Word for word, give the material below again, minus any images.
-- -- --
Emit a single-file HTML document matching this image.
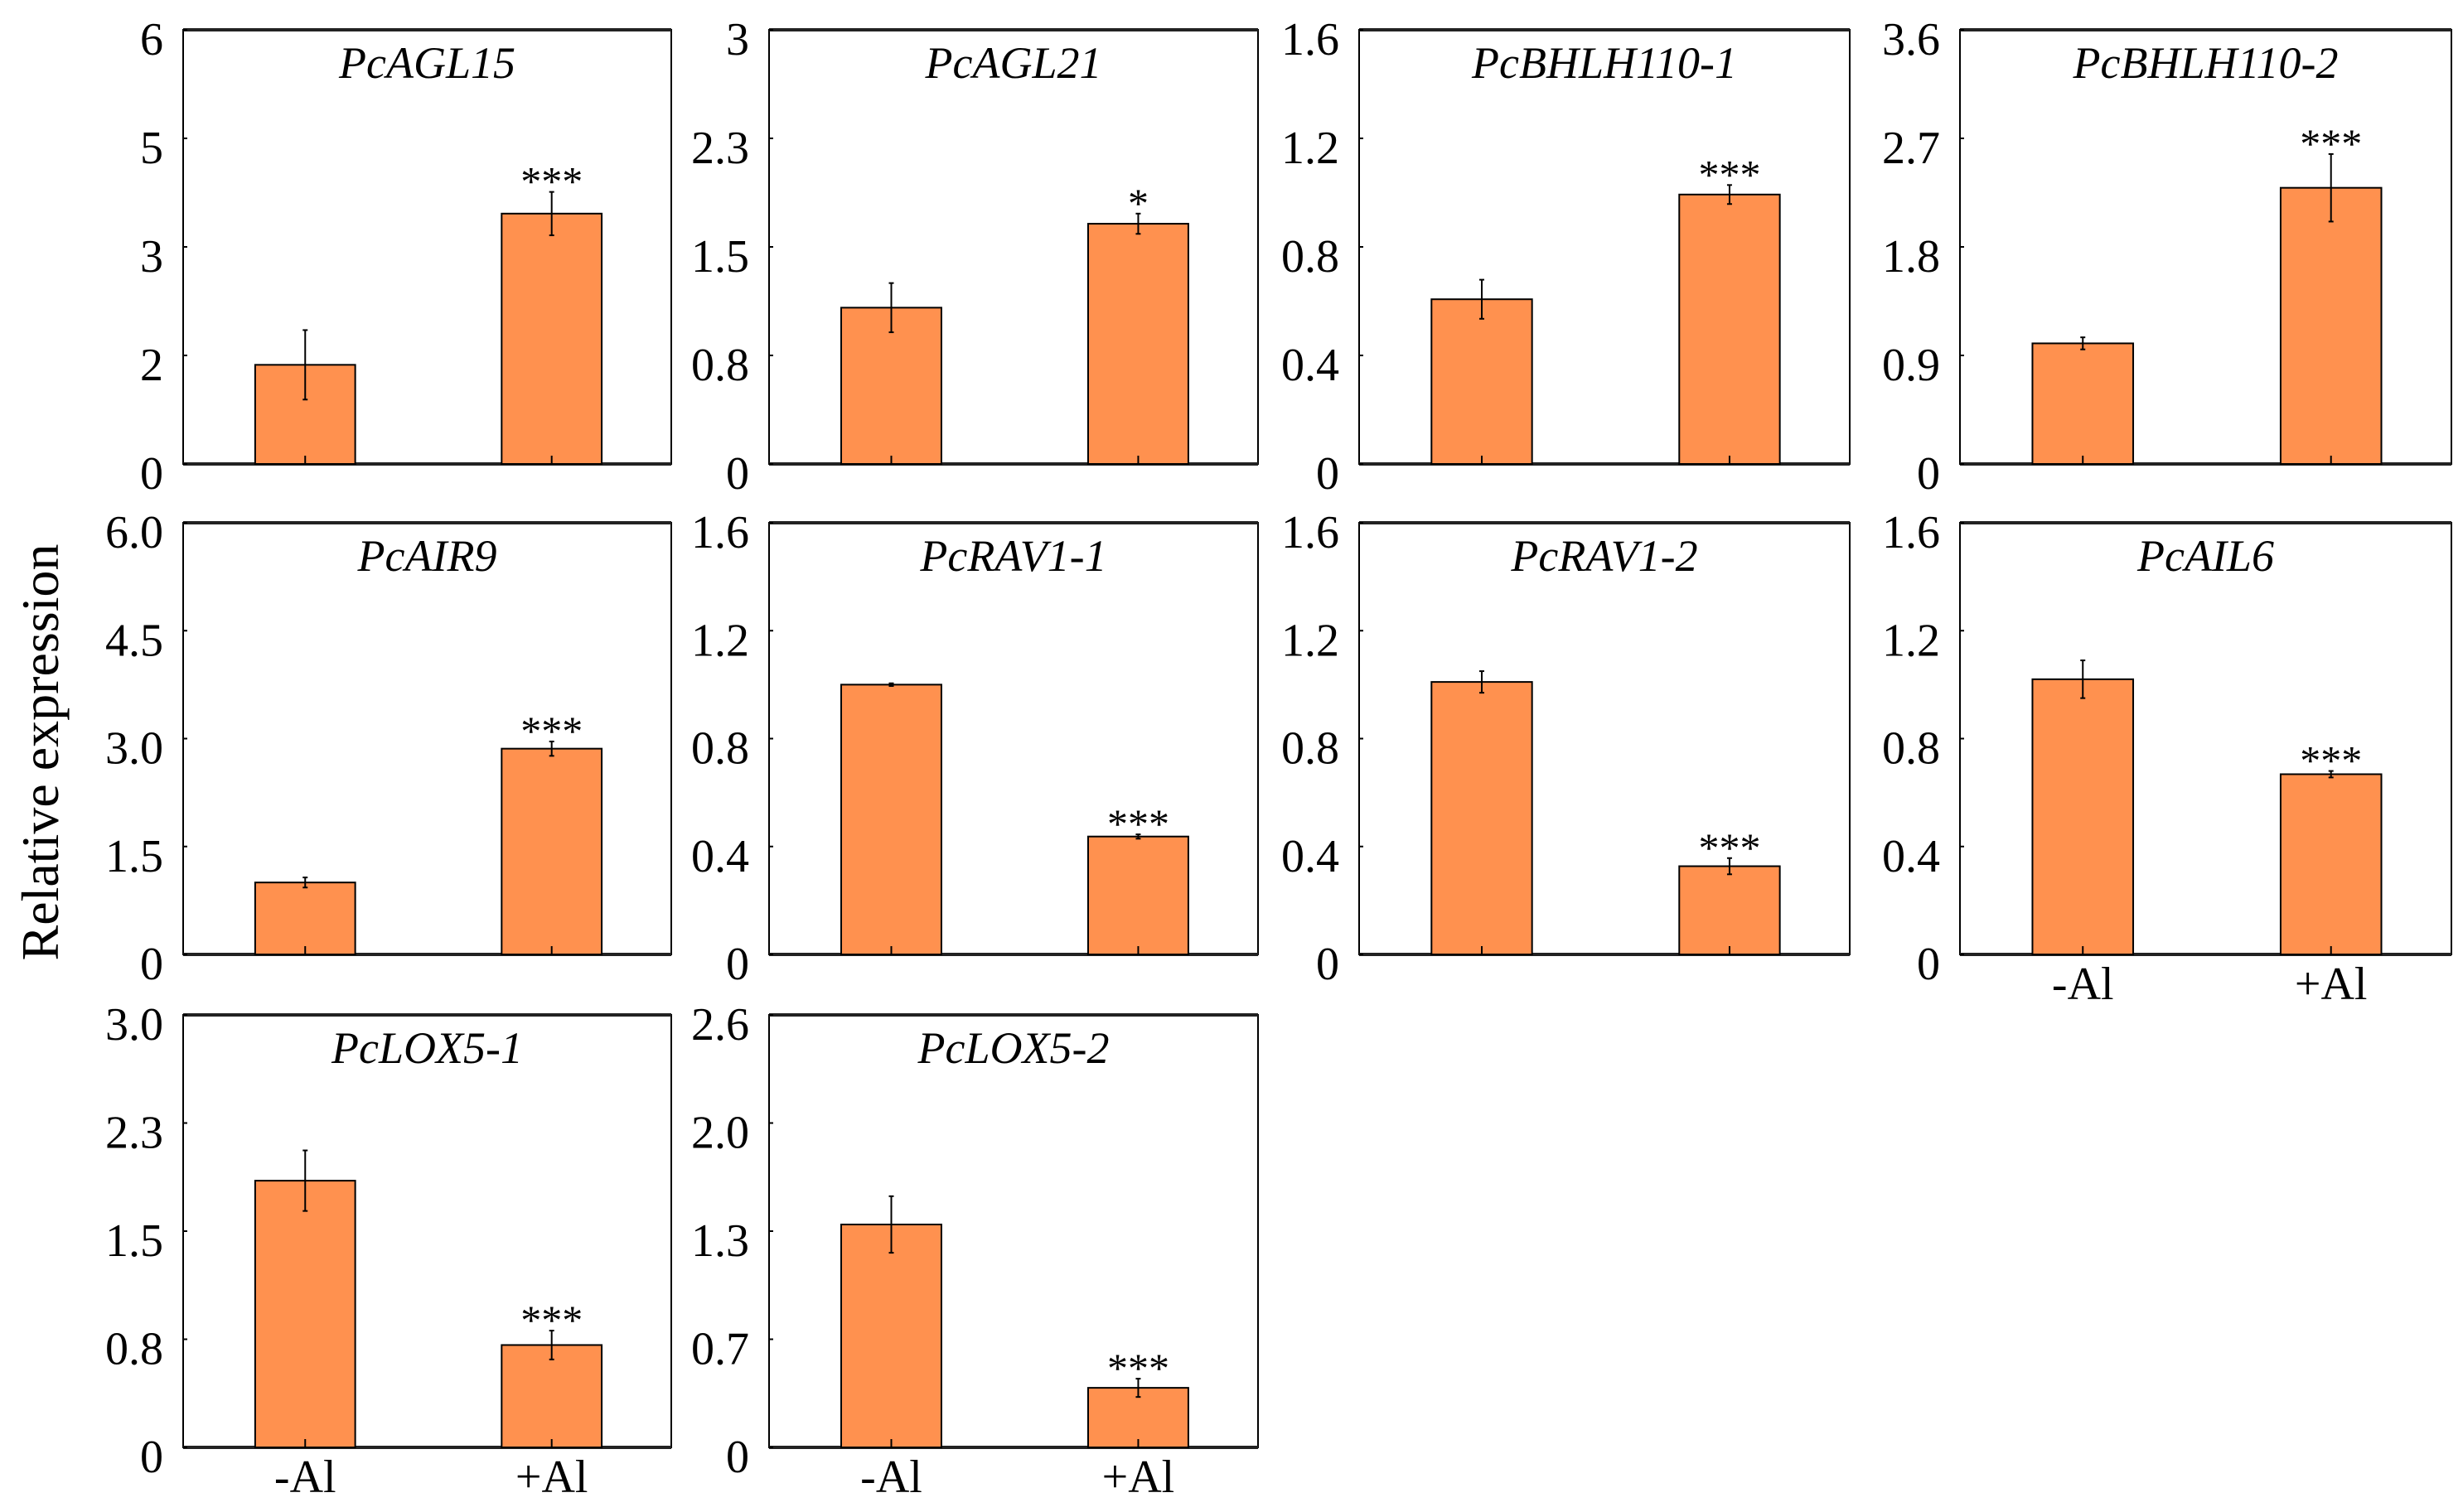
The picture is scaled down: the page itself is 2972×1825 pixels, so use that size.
<!DOCTYPE html>
<html><head><meta charset="utf-8"><style>
html,body{margin:0;padding:0;background:#fff;}
svg{display:block;font-family:"Liberation Serif",serif;}
</style></head><body>
<svg id="chart" width="2972" height="1825" viewBox="0 0 2972 1825" xmlns="http://www.w3.org/2000/svg">
<text x="0" y="0" transform="translate(70,908) rotate(-90)" font-size="64" text-anchor="middle" fill="#000">Relative expression</text>
</svg>
<script>
const genes = ["PcAGL15","PcAGL21","PcBHLH110-1","PcBHLH110-2","PcAIR9","PcRAV1-1","PcRAV1-2","PcAIL6","PcLOX5-1","PcLOX5-2"];
const categories = ["-Al","+Al"];
const minusAl = [1.37,1.08,0.607,1.0,1.0,1.0,1.01,1.02,1.85,1.34];
const plusAl = [3.46,1.66,0.993,2.29,2.86,0.437,0.327,0.668,0.71,0.358];
const minusErr = [0.48,0.17,0.072,0.05,0.07,0.005,0.04,0.07,0.21,0.17];
const plusErr = [0.30,0.07,0.035,0.28,0.10,0.008,0.03,0.012,0.10,0.055];
const stars = ["***","*","***","***","***","***","***","***","***","***"];
const axisMax = [6,3,1.6,3.6,6,1.6,1.6,1.6,3.0,2.6];
const tickLabels = [
 ["0","2","3","5","6"],["0","0.8","1.5","2.3","3"],["0","0.4","0.8","1.2","1.6"],["0","0.9","1.8","2.7","3.6"],
 ["0","1.5","3.0","4.5","6.0"],["0","0.4","0.8","1.2","1.6"],["0","0.4","0.8","1.2","1.6"],["0","0.4","0.8","1.2","1.6"],
 ["0","0.8","1.5","2.3","3.0"],["0","0.7","1.3","2.0","2.6"]];
const showXLabels = [false,false,false,false,false,false,false,true,true,true];

const colL=[221,928,1640,2365], colR=[810,1518,2232,2958];
const rowT=[36,631,1225], rowB=[560,1152,1747];
const NS="http://www.w3.org/2000/svg";
const svg=document.getElementById('chart');
function mk(tag,attrs,parent){const e=document.createElementNS(NS,tag);for(const k in attrs)e.setAttribute(k,attrs[k]);(parent||svg).appendChild(e);return e;}

genes.forEach((g,i)=>{
  const r=Math.floor(i/4), c=i%4;
  const L=colL[c],R=colR[c],T=rowT[r],B=rowB[r],W=R-L;
  const grp=mk('g',{});
  
  
  const y=v=>B-(v/axisMax[i])*(B-T);
  const x=k=>L+W*(k===0?0.25:0.755);
  const bw=W*0.205;
  const fr=mk('rect',{x:L,y:T,width:W,height:B-T,fill:'none',stroke:'#000','stroke-width':2},grp);
  
  
  mk('line',{x1:L,x2:R,y1:T,y2:T,stroke:'#222','stroke-width':4},grp);
  const xa=mk('line',{x1:L,x2:R,y1:B,y2:B,stroke:'#222','stroke-width':4},grp);
  
  
  tickLabels[i].forEach((t,k)=>{
    const yy=B-(k/4)*(B-T);
    mk('line',{x1:L,x2:L+5,y1:yy,y2:yy,stroke:'#000','stroke-width':2},grp);
    const tl=mk('text',{x:L-24,y:yy+30,'font-size':56,'text-anchor':'end',fill:'#000'},grp);
    tl.textContent=t;
    
    
  });
  const ti=mk('text',{x:L+W/2,y:T+58,'font-size':54,'font-style':'italic','text-anchor':'middle',fill:'#000'},grp);
  ti.textContent=g;
  
  
  const vals=[minusAl[i],plusAl[i]], errs=[minusErr[i],plusErr[i]];
  vals.forEach((v,k)=>{
    const cx=x(k);
    const b=mk('rect',{x:cx-bw/2,y:y(v),width:bw,height:B-y(v),fill:'#FF914F',stroke:'#000','stroke-width':2},grp);
    
    
    mk('line',{x1:cx,x2:cx,y1:B,y2:B-10,stroke:'#000','stroke-width':2},grp);
    const et=y(v+errs[k]), eb=y(Math.max(0,v-errs[k]));
    const eg=mk('g',{stroke:'#000','stroke-width':2},grp);
    
    
    mk('line',{x1:cx,x2:cx,y1:et,y2:eb},eg);
    mk('line',{x1:cx-3,x2:cx+3,y1:et,y2:et},eg);
    mk('line',{x1:cx-3,x2:cx+3,y1:eb,y2:eb},eg);
    if(k===1){
      const s=mk('text',{x:cx,y:et+4,'font-size':50,'text-anchor':'middle',fill:'#000'},grp);
      s.textContent=stars[i];
      
      
    }
    if(showXLabels[i]){
      const xl=mk('text',{x:cx,y:B+54,'font-size':56,'text-anchor':'middle',fill:'#000'},grp);
      xl.textContent=categories[k];
      
      
    }
  });
});
</script>
</body></html>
-- -- --
**Output:**
Emit a single-file HTML document matching this image.
The picture is scaled down: the page itself is 2972×1825 pixels, so use that size.
<!DOCTYPE html>
<html><head><meta charset="utf-8"><style>
html,body{margin:0;padding:0;background:#fff;}
svg{display:block;font-family:"Liberation Serif",serif;}
</style></head><body>
<svg id="chart" width="2972" height="1825" viewBox="0 0 2972 1825" xmlns="http://www.w3.org/2000/svg">
<text x="0" y="0" transform="translate(70,908) rotate(-90)" font-size="64" text-anchor="middle" fill="#000">Relative expression</text>
</svg>
<script>
const genes = ["PcAGL15","PcAGL21","PcBHLH110-1","PcBHLH110-2","PcAIR9","PcRAV1-1","PcRAV1-2","PcAIL6","PcLOX5-1","PcLOX5-2"];
const categories = ["-Al","+Al"];
const minusAl = [1.37,1.08,0.607,1.0,1.0,1.0,1.01,1.02,1.85,1.34];
const plusAl = [3.46,1.66,0.993,2.29,2.86,0.437,0.327,0.668,0.71,0.358];
const minusErr = [0.48,0.17,0.072,0.05,0.07,0.005,0.04,0.07,0.21,0.17];
const plusErr = [0.30,0.07,0.035,0.28,0.10,0.008,0.03,0.012,0.10,0.055];
const stars = ["***","*","***","***","***","***","***","***","***","***"];
const axisMax = [6,3,1.6,3.6,6,1.6,1.6,1.6,3.0,2.6];
const tickLabels = [
 ["0","2","3","5","6"],["0","0.8","1.5","2.3","3"],["0","0.4","0.8","1.2","1.6"],["0","0.9","1.8","2.7","3.6"],
 ["0","1.5","3.0","4.5","6.0"],["0","0.4","0.8","1.2","1.6"],["0","0.4","0.8","1.2","1.6"],["0","0.4","0.8","1.2","1.6"],
 ["0","0.8","1.5","2.3","3.0"],["0","0.7","1.3","2.0","2.6"]];
const showXLabels = [false,false,false,false,false,false,false,true,true,true];

const colL=[221,928,1640,2365], colR=[810,1518,2232,2958];
const rowT=[36,631,1225], rowB=[560,1152,1747];
const NS="http://www.w3.org/2000/svg";
const svg=document.getElementById('chart');
function mk(tag,attrs,parent){const e=document.createElementNS(NS,tag);for(const k in attrs)e.setAttribute(k,attrs[k]);(parent||svg).appendChild(e);return e;}

genes.forEach((g,i)=>{
  const r=Math.floor(i/4), c=i%4;
  const L=colL[c],R=colR[c],T=rowT[r],B=rowB[r],W=R-L;
  const grp=mk('g',{});
  
  
  const y=v=>B-(v/axisMax[i])*(B-T);
  const x=k=>L+W*(k===0?0.25:0.755);
  const bw=W*0.205;
  const fr=mk('rect',{x:L,y:T,width:W,height:B-T,fill:'none',stroke:'#000','stroke-width':2},grp);
  
  
  mk('line',{x1:L,x2:R,y1:T,y2:T,stroke:'#222','stroke-width':4},grp);
  const xa=mk('line',{x1:L,x2:R,y1:B,y2:B,stroke:'#222','stroke-width':4},grp);
  
  
  tickLabels[i].forEach((t,k)=>{
    const yy=B-(k/4)*(B-T);
    mk('line',{x1:L,x2:L+5,y1:yy,y2:yy,stroke:'#000','stroke-width':2},grp);
    const tl=mk('text',{x:L-24,y:yy+30,'font-size':56,'text-anchor':'end',fill:'#000'},grp);
    tl.textContent=t;
    
    
  });
  const ti=mk('text',{x:L+W/2,y:T+58,'font-size':54,'font-style':'italic','text-anchor':'middle',fill:'#000'},grp);
  ti.textContent=g;
  
  
  const vals=[minusAl[i],plusAl[i]], errs=[minusErr[i],plusErr[i]];
  vals.forEach((v,k)=>{
    const cx=x(k);
    const b=mk('rect',{x:cx-bw/2,y:y(v),width:bw,height:B-y(v),fill:'#FF914F',stroke:'#000','stroke-width':2},grp);
    
    
    mk('line',{x1:cx,x2:cx,y1:B,y2:B-10,stroke:'#000','stroke-width':2},grp);
    const et=y(v+errs[k]), eb=y(Math.max(0,v-errs[k]));
    const eg=mk('g',{stroke:'#000','stroke-width':2},grp);
    
    
    mk('line',{x1:cx,x2:cx,y1:et,y2:eb},eg);
    mk('line',{x1:cx-3,x2:cx+3,y1:et,y2:et},eg);
    mk('line',{x1:cx-3,x2:cx+3,y1:eb,y2:eb},eg);
    if(k===1){
      const s=mk('text',{x:cx,y:et+4,'font-size':50,'text-anchor':'middle',fill:'#000'},grp);
      s.textContent=stars[i];
      
      
    }
    if(showXLabels[i]){
      const xl=mk('text',{x:cx,y:B+54,'font-size':56,'text-anchor':'middle',fill:'#000'},grp);
      xl.textContent=categories[k];
      
      
    }
  });
});
</script>
</body></html>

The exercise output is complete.